The country has historically had very low greenhouse gas (GHG) emissions, but the past two decades have seen some of the fastest emission growth rates in the world. Vietnam is now one of the most GHG-intensive economies in East Asia.
In a business-as-usual scenario with limited global mitigation efforts, climate change could cost Vietnam up to 14.5 per cent of its GDP annually in roughly 30 years. And without inclusive adaptation responses, climate change impacts have the potential to push a million people into extreme poverty in less than a decade.
To fulfil its future growth ambitions and reduce its vulnerability to climate risks, the CCDR recommends Vietnam shifts its development model by embarking on two distinct pathways – one to build resilience and the other to mitigate climate change by decarbonising growth.
With the right mix of policies and strategies, Vietnam can leverage its decarbonisation efforts to advance development objectives, so that achieving net-zero does not reduce GDP growth. Overall, it is a move that comes with a hefty price tag. Embarking on pathways of adaptation and mitigation will require investments of around $368 billion to 2040, or 6.8 per cent of GDP a year, at the current value. Government resources alone are definitely not enough to meet these financing needs. Mobilising massive amounts of private capital will therefore be pivotal.
The CCDR points out that Vietnam’s private sector is already under pressure. Around $300 billion of assets held by the commercial and industrial sectors are vulnerable to climate-related disasters. Many firms are already reporting climate change impacts that significantly affect their income due to disrupted operations or reduced labour productivity.
A 2020 analysis found climate-related damages, occurring annually, could amount to as much as 70-80 per cent of the total revenue of some small- and medium-sized enterprises. To change that, the private sector will have to make substantial investments of $228 billion through 2050 just to upgrade its assets to adapt to climate change.
|Action plans for high-income and low-carbon future |
A good start could be to reallocate domestic private savings towards climate-related projects. Also, aggressive efforts could help mobilise private financing in the range of 3.4 per cent of GDP annually. The CCDR says this can be achieved by mobilising green credit by banks, developing market-based instruments such as green equities and green bonds, and applying de-risking tools.
Though green finance is in its infancy in Vietnam, the right public policy can help banks overcome bottlenecks through regulatory reforms and incentives for both credit providers and borrowers.
In this context, the government should consider assessing climate-related risks for the financial sector in Vietnam. This can further inform green finance policies. In addition, more targeted actions on climate-related investments in infrastructure, including adjusting the legal public-private partnership (PPP) framework, will be crucial.
Further, a life-cycle asset management approach could be especially useful for Vietnam where a large proportion of the needed finance can be mobilised from the private sector through management contracts or PPPs. Under this system, the government retains control over the assets but transfers the daily operations to the private sector.

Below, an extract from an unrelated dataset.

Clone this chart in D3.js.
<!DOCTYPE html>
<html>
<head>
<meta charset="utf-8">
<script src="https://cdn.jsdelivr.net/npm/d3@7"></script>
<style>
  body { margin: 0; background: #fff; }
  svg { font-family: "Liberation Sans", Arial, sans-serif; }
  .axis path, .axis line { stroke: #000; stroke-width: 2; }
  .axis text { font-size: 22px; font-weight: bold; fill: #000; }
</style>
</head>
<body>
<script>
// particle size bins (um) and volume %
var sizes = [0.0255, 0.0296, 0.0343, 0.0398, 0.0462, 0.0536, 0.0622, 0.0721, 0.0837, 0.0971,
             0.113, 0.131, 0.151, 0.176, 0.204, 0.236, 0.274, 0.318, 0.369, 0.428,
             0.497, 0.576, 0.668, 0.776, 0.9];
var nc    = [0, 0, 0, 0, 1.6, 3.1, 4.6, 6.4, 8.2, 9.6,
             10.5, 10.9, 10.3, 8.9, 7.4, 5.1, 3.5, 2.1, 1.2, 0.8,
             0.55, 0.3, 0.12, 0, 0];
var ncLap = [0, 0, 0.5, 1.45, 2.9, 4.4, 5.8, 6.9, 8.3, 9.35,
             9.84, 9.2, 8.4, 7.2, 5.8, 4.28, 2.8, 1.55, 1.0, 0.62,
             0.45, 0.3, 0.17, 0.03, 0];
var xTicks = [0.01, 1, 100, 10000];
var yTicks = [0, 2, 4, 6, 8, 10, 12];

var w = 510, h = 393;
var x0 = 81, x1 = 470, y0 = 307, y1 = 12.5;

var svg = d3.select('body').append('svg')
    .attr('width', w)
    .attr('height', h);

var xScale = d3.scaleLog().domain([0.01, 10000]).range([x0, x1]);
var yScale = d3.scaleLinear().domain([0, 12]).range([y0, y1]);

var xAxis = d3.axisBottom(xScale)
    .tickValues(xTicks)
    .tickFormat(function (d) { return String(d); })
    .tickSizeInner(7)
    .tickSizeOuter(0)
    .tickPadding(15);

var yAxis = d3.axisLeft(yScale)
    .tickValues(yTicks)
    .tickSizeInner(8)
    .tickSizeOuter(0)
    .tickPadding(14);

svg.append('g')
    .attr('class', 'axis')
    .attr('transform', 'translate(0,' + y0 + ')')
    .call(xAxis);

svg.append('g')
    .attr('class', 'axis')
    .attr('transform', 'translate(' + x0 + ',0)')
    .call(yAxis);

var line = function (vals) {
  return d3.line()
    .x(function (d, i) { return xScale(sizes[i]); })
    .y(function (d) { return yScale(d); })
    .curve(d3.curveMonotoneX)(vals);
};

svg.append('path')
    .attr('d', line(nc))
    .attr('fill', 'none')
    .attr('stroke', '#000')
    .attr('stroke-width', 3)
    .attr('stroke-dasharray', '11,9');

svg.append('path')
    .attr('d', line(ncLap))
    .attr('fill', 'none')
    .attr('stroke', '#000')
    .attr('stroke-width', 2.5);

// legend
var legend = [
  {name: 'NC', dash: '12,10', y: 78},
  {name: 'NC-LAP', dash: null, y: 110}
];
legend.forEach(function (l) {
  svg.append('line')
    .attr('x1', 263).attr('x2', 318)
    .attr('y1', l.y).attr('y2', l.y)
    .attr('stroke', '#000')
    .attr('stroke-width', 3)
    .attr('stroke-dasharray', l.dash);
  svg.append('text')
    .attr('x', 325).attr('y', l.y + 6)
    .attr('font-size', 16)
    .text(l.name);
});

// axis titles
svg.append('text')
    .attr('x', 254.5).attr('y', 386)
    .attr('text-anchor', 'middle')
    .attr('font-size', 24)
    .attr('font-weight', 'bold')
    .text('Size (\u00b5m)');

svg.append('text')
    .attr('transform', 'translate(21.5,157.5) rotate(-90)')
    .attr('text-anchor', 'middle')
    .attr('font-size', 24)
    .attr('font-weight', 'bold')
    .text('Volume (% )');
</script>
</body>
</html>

Over the medium to long term, reforming state-owned enterprises and opening the market to greater private sector participation in the economy will be essential to achieving much of the climate agenda.

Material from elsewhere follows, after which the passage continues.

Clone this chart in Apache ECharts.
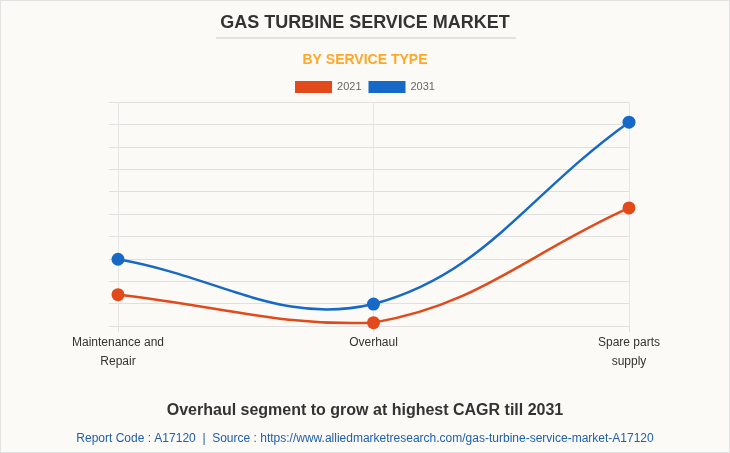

For the private sector, investment opportunities too lay in tackling Vietnam’s main emitting sectors – energy, transport, agriculture, and industry. However, the large financing needs of around $81.3 billion to decarbonise these sectors call for reforms of the investment climate for increased private sector participation and mobilisation of concessional loans. Also, facilitating rapid renewable energy deployment can help with transparency and competitive procurement, further encouraging the private sector.
If Vietnam fully embraces the pathways to boost resilience and decarbonise, its people, the environment, and industries can all benefit. Drawing in greater private sector involvement and greening the economy will help create new jobs and. And it will also help safeguard Vietnam’s competitiveness in global markets.